Sulaiman Abu Ghaith, 48, former Al Qaeda spokesman and Osama bin Laden’s son-in-law, was found guilty Wednesday in a New York City courtroom of conspiring to kill Americans, conspiring to provide material support to terrorists and providing support to terrorists.
The jury returned its unanimous verdict after about five hours of deliberation.
In the months after the attacks of September 11, 2001, Abu Ghaith encouraged young Muslims to kill Americans in several video and audio broadcasts, which were played repeatedly throughout the trial. In his own testimony, he denied being a member of Al Qaeda, but also testified that Bin Laden had asked him to be the group's spokesman on the night of the 9/11 attacks. He said that Bin Laden met him in a cave and asked him: "Did you learn what happened? We are the ones who did it."
Videos showing Abu Ghaith threatening America with no end to the "storm of airplanes'' were shown to jurors, but he argued his role was a purely religious one.
George Venizelos of the FBI, who works on the Joint Terrorism Task Force, compared Abu Ghaith’s role in Al Qaeda with that of a mafia consigliere.
On Monday, during closing arguments, Assistant US Attorney John Cronan said Abu Ghaith was an important figure in post-9/11 Al Qaeda.
"Going to that man was the very first thing Osama Bin Laden did on September 11 after the terror attacks," he said. "The defendant committed himself to Al Qaeda's conspiracy to kill Americans, and he worked to drive other people to that conspiracy."
Abu Ghaith's defense lawyers argued there was "zero evidence" that he knew about any conspiracies and that the prosecution case was based purely on "ugly words and bad associations."
Abu Ghaith was captured in Jordan last year and brought to the US, where he was tried in a Federal civilian court.
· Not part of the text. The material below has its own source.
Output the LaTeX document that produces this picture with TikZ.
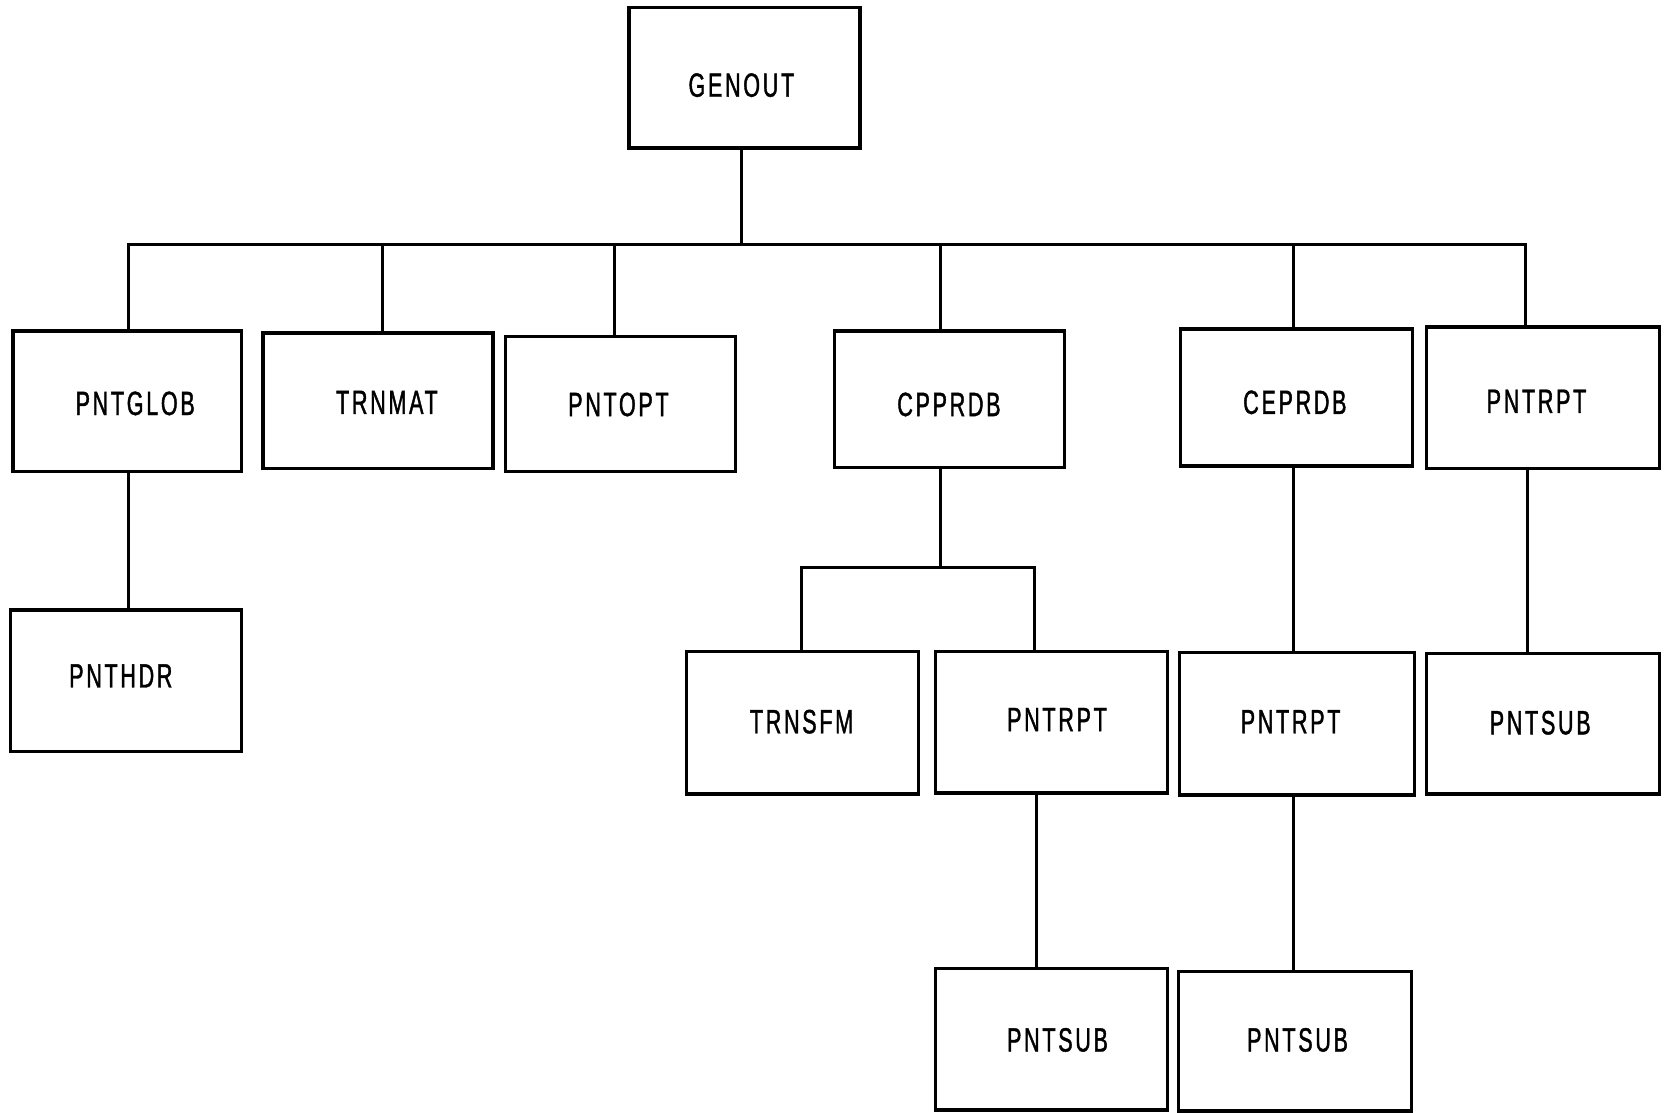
\documentclass[tikz,border=0pt]{standalone}
\usepackage{fontspec}
\newfontfamily\boxfont{Liberation Sans}[FakeStretch=0.64,LetterSpace=8,FakeBold=1.2]
\begin{document}
\begin{tikzpicture}[x=0.02cm,y=-0.02cm,
  box/.style 2 args={draw,line width=1.9pt,inner sep=0pt,
    minimum width={#1*0.02cm},minimum height={#2*0.02cm}},
  lbl/.style={inner sep=0pt,font=\boxfont\fontsize{18}{20}\selectfont},
  link/.style={line width=1.6pt}]
\useasboundingbox (0,0) rectangle (1568,1045);
% boxes
\node[box={217}{132}] (genout) at (699.5,73) {};
\node[box={215}{132}] (pntglob) at (119.5,377) {};
\node[box={216}{127}] (trnmat) at (355,376.5) {};
\node[box={216}{127}] (pntopt) at (583,379.5) {};
\node[box={216}{128}] (cpprdb) at (892,375) {};
\node[box={218}{129}] (ceprdb) at (1218,373.5) {};
\node[box={219}{133}] (pntrpta) at (1449.5,373.5) {};
\node[box={217}{133}] (pnthdr) at (118.5,639.5) {};
\node[box={218}{134}] (trnsfm) at (754,679) {};
\node[box={218}{133}] (pntrptb) at (988,678.5) {};
\node[box={221}{134}] (pntrptc) at (1218.5,680) {};
\node[box={219}{132}] (pntsuba) at (1449.5,680) {};
\node[box={218}{133}] (pntsubb) at (988,976.5) {};
\node[box={219}{131}] (pntsubc) at (1216.5,978) {};
% labels
\node[lbl] (tgenout) at (696.5,80) {GENOUT};
\node[lbl] (tpntglob) at (127,379) {PNTGLOB};
\node[lbl] (ttrnmat) at (363.5,378) {TRNMAT};
\node[lbl] (tpntopt) at (581,380) {PNTOPT};
\node[lbl] (tcpprdb) at (891.5,380) {CPPRDB};
\node[lbl] (tceprdb) at (1216.5,378) {CEPRDB};
\node[lbl] (tpntrpta) at (1443.5,377) {PNTRPT};
\node[lbl] (tpnthdr) at (113.5,635) {PNTHDR};
\node[lbl] (ttrnsfm) at (753,678) {TRNSFM};
\node[lbl] (tpntrptb) at (993,676) {PNTRPT};
\node[lbl] (tpntrptc) at (1212.5,678) {PNTRPT};
\node[lbl] (tpntsuba) at (1447,679) {PNTSUB};
\node[lbl] (tpntsubb) at (993.5,977) {PNTSUB};
\node[lbl] (tpntsubc) at (1219,977) {PNTSUB};
% bus coordinates
\coordinate (bg) at (697,230);
\coordinate (b1) at (121,230);
\coordinate (b2) at (359,230);
\coordinate (b3) at (577,230);
\coordinate (b4) at (884,230);
\coordinate (b5) at (1215,230);
\coordinate (b6) at (1433,230);
\coordinate (cb) at (884,533);
\coordinate (cl) at (753,533);
\coordinate (cr) at (972,533);
% connectors
\draw[link] (genout.south -| bg) -- (bg);
\draw[link,line cap=rect] (b1) -- (b6);
\draw[link] (b1) -- (b1 |- pntglob.north);
\draw[link] (b2) -- (b2 |- trnmat.north);
\draw[link] (b3) -- (b3 |- pntopt.north);
\draw[link] (b4) -- (b4 |- cpprdb.north);
\draw[link] (b5) -- (b5 |- ceprdb.north);
\draw[link] (b6) -- (b6 |- pntrpta.north);
\draw[link] (b1 |- pntglob.south) -- (b1 |- pnthdr.north);
\draw[link] (cb |- cpprdb.south) -- (cb);
\draw[link,line cap=rect] (cl) -- (cr);
\draw[link] (cl) -- (cl |- trnsfm.north);
\draw[link] (cr) -- (cr |- pntrptb.north);
\draw[link] ([xshift=0.04cm]cr |- pntrptb.south) -- ([xshift=0.04cm]cr |- pntsubb.north);
\draw[link] (b5 |- ceprdb.south) -- (b5 |- pntrptc.north);
\draw[link] (b5 |- pntrptc.south) -- (b5 |- pntsubc.north);
\draw[link] ([xshift=0.04cm]b6 |- pntrpta.south) -- ([xshift=0.04cm]b6 |- pntsuba.north);
\end{tikzpicture}
\end{document}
The trial took only three weeks, and is seen by some as proof that civilian trials are a more efficient means of bringing terrorists to justice than military trials.
Abu Ghaith will be sentenced on September 8th and could face life in prison. The Kuwaiti citizen is the highest-ranking Al Qaeda figure to face trial on US soil since the attacks.
His trial saw new revelations come to light about the world's most notorious terrorist group, as former British Al Qaeda terrorist Saajid Badat agreed to testify against Abu Gaith.